Seventy-nine civilians were killed in the bloody attack in Seytenga, Burkina Faso, according to the latest report.
It sends shivers down your spine! In Seytenga, in the province of Séno, 276 kilometres north-east of Ouagadougou, the attack on civilians on the night of Saturday 11 to Sunday 12 June resulted in the death of 79 people. This is the toll communicated by the government twenty-four hours after an initial count of 50 civilian deaths.
On Monday evening, the president of the transition, Colonel-Lieutenant Paul Henri Sandaogo Damiba, declared a three-day mourning period starting on Tuesday 14 June.
Symptomatic of the continuing deterioration of security in northern Burkina Faso, this attack attributed to jihadists of the Islamic State in the Sahel is the deadliest after the tragedy of Solhan in the province of Yagha (Sahel region) where 160 civilians had lost their lives.

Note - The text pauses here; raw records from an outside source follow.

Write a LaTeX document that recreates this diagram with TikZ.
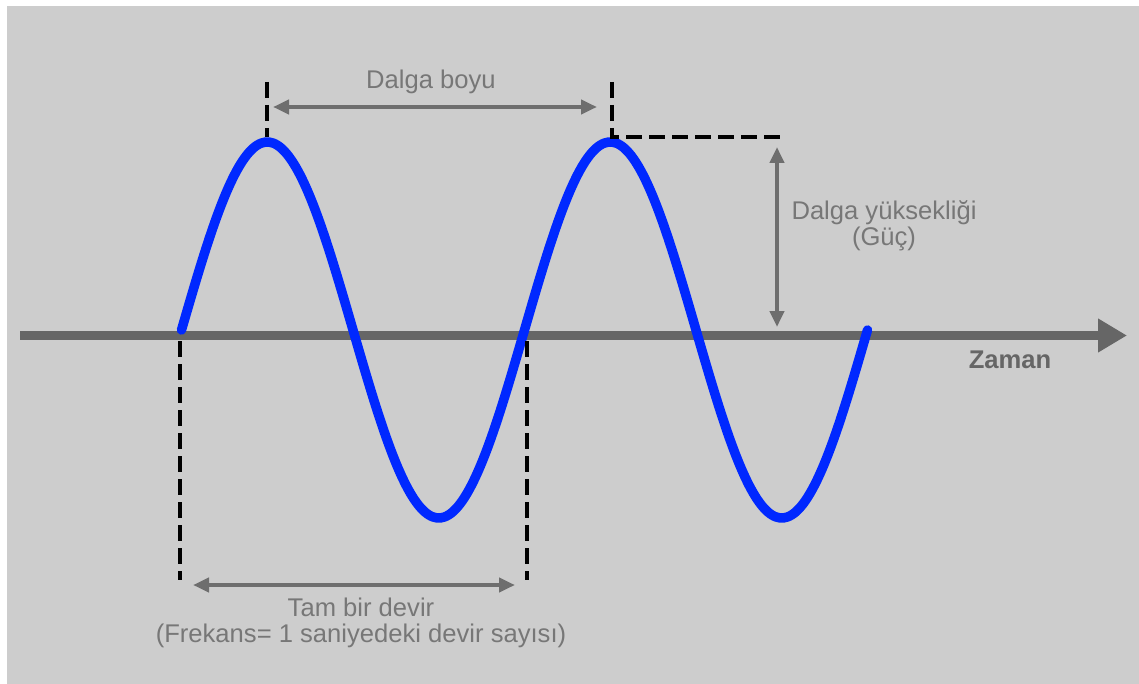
\documentclass[tikz,border=0pt]{standalone}
\usepackage{fontspec}
\setmainfont{Liberation Sans}
\usepackage{tikz}
\usetikzlibrary{arrows.meta}
\definecolor{WaveBlue}{RGB}{0,40,255}
\definecolor{PanelGray}{RGB}{205,205,205}
\definecolor{AxisGray}{RGB}{102,102,102}
\definecolor{DimGray}{RGB}{110,110,110}
\definecolor{LabelGray}{RGB}{119,119,119}

\begin{document}
\begin{tikzpicture}[x=1pt,y=-1pt,
  wave/.style={draw=WaveBlue,line width=9.5pt,line cap=round,line join=round},
  axisline/.style={draw=AxisGray,line width=9pt,-{Triangle[length=29pt,width=32pt]}},
  guide/.style={draw=black,line width=3.2pt,dash pattern=on 16pt off 7pt},
  dim/.style={draw=DimGray,line width=4pt,{Triangle[length=16pt,width=14pt]}-{Triangle[length=16pt,width=14pt]}},
  lbl/.style={text=LabelGray,font=\fontsize{25.6}{25.6}\selectfont,align=center,inner sep=0pt}]
\useasboundingbox (0,0) rectangle (1139,684);
\fill[white] (0,0) rectangle (1139,684);
\fill[PanelGray] (7,6) rectangle (1139,684);
% points of the guide lines
\foreach \n/\x/\y in {pkA/267/137,pkAtop/267/82,pkB/612/137,pkBtop/612/82,pkBend/782/137,
   cyA/180/341,cyAbot/180/580,cyB/527/341,cyBbot/527/580,
   wlA/273/107,wlB/597/107,htA/777/147,htB/777/327,
   tfA/193/585,tfB/515/585,ax0/20/335.5,ax1/1127/335.5} {
   \coordinate (\n) at (\x,\y);
}
\draw[axisline] (ax0) -- (ax1);
\draw[wave] plot[domain=0:720,samples=181,smooth] ({181.5+\x*0.95278},{330-188*sin(\x)});
\draw[guide] (pkAtop) -- (pkA);
\draw[guide] (pkBtop) -- (pkB) -- (pkBend);
\draw[guide] (cyA) -- (cyAbot);
\draw[guide] (cyB) -- (cyBbot);
\draw[dim] (wlA) -- (wlB);
\draw[dim] (htA) -- (htB);
\draw[dim] (tfA) -- (tfB);
\node[lbl] (wavelength) at (431,82) {Dalga boyu};
\node[lbl] (height) at (884,226) {Dalga yüksekliği\\(Güç)};
\node[lbl] (cycle) at (361,623) {Tam bir devir\\(Frekans= 1 saniyedeki devir sayısı)};
\node[lbl,text=AxisGray,font=\fontsize{25.6}{25.6}\selectfont\bfseries] (time) at (1010,360) {Zaman};
\end{tikzpicture}
\end{document}
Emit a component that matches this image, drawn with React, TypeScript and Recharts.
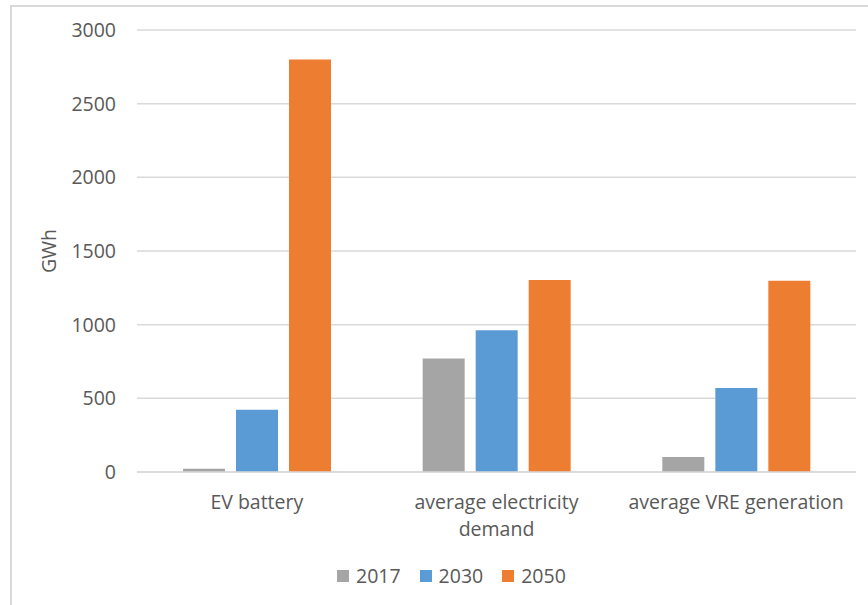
import React from 'react';
import { BarChart, Bar, XAxis, YAxis, CartesianGrid, Legend } from 'recharts';

const categories = ['EV battery', 'average electricity demand', 'average VRE generation'];
const categoryLines: Record<string, string[]> = {
  'EV battery': ['EV battery'],
  'average electricity demand': ['average electricity', 'demand'],
  'average VRE generation': ['average VRE generation'],
};
const series2017 = [22, 770, 102];
const series2030 = [422, 962, 570];
const series2050 = [2800, 1303, 1298];
const yTicks = [0, 500, 1000, 1500, 2000, 2500, 3000];
const seriesNames = ['2017', '2030', '2050'];
const seriesColors = ['#a5a5a5', '#5b9bd5', '#ed7d31'];

const data = categories.map((c, i) => ({
  name: c,
  '2017': series2017[i],
  '2030': series2030[i],
  '2050': series2050[i],
}));

const FONT = "'Open Sans', sans-serif";
const FS = 19.5;
const TEXT_COLOR = '#595959';

const CategoryTick = (props: any) => {
  const { x, y, payload } = props;
  const lines = categoryLines[payload.value] || [payload.value];
  return (
    <text x={x} y={y} textAnchor="middle" fontSize={FS} fontFamily={FONT} fill={TEXT_COLOR}>
      {lines.map((l, i) => (
        <tspan key={i} x={x} dy={i === 0 ? '0.71em' : 27}>
          {l}
        </tspan>
      ))}
    </text>
  );
};

const LegendContent = () => (
  <div style={{ display: 'flex', alignItems: 'center', height: 25, fontFamily: FONT, fontSize: FS, color: TEXT_COLOR }}>
    {seriesNames.map((n, i) => (
      <div key={n} style={{ display: 'flex', alignItems: 'center', marginRight: 19 }}>
        <div style={{ width: 12, height: 12, background: seriesColors[i], marginRight: 7 }} />
        <span style={{ lineHeight: '25px' }}>{n}</span>
      </div>
    ))}
  </div>
);

export default function App() {
  return (
    <div style={{ position: 'absolute', left: 0, top: 0, width: 868, height: 605, overflow: 'hidden', background: '#fff' }}>
      <div style={{ position: 'absolute', left: 10, top: 5, width: 900, height: 700, border: '2px solid #d9d9d9', boxSizing: 'border-box' }} />
      <div style={{ position: 'absolute', left: 0, top: 0 }}>
        <BarChart
          width={868}
          height={605}
          data={data}
          margin={{ top: 30, right: 12, left: 0, bottom: 17 }}
          barSize={42}
          barGap={11}
        >
          <CartesianGrid vertical={false} stroke="#d9d9d9" strokeWidth={1.5} />
          <XAxis
            dataKey="name"
            tickLine={false}
            axisLine={{ stroke: '#d9d9d9', strokeWidth: 1.5 }}
            tickSize={0}
            tickMargin={23}
            height={91}
            interval={0}
            tick={<CategoryTick />}
          />
          <YAxis
            width={137}
            domain={[0, 3000]}
            ticks={yTicks}
            tickLine={false}
            axisLine={false}
            tickSize={0}
            tickMargin={21}
            tick={{ fontSize: FS, fontFamily: FONT, fill: TEXT_COLOR }}
            label={{ value: 'GWh', angle: -90, position: 'center', dx: -19.5, fontSize: FS, fontFamily: FONT, fill: TEXT_COLOR }}
          />
          <Legend
            verticalAlign="bottom"
            content={<LegendContent />}
            wrapperStyle={{ left: 337, width: 320 }}
          />
          {seriesNames.map((n, i) => (
            <Bar key={n} dataKey={n} fill={seriesColors[i]} isAnimationActive={false} />
          ))}
        </BarChart>
      </div>
    </div>
  );
}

The military came to power in January in a coup against Roch Marc Christian Kaboré, and took the gamble of reversing the trend.
Following this logic, President Damiba, opened himself to dialogue with the local jihadists. This position was reaffirmed during a visit on Saturday 11 January to Barani, in the centre-north, to decorate gendarmes in the wake of an attack that killed four members of the Rapid Action, Surveillance and Intervention Group (GARSI).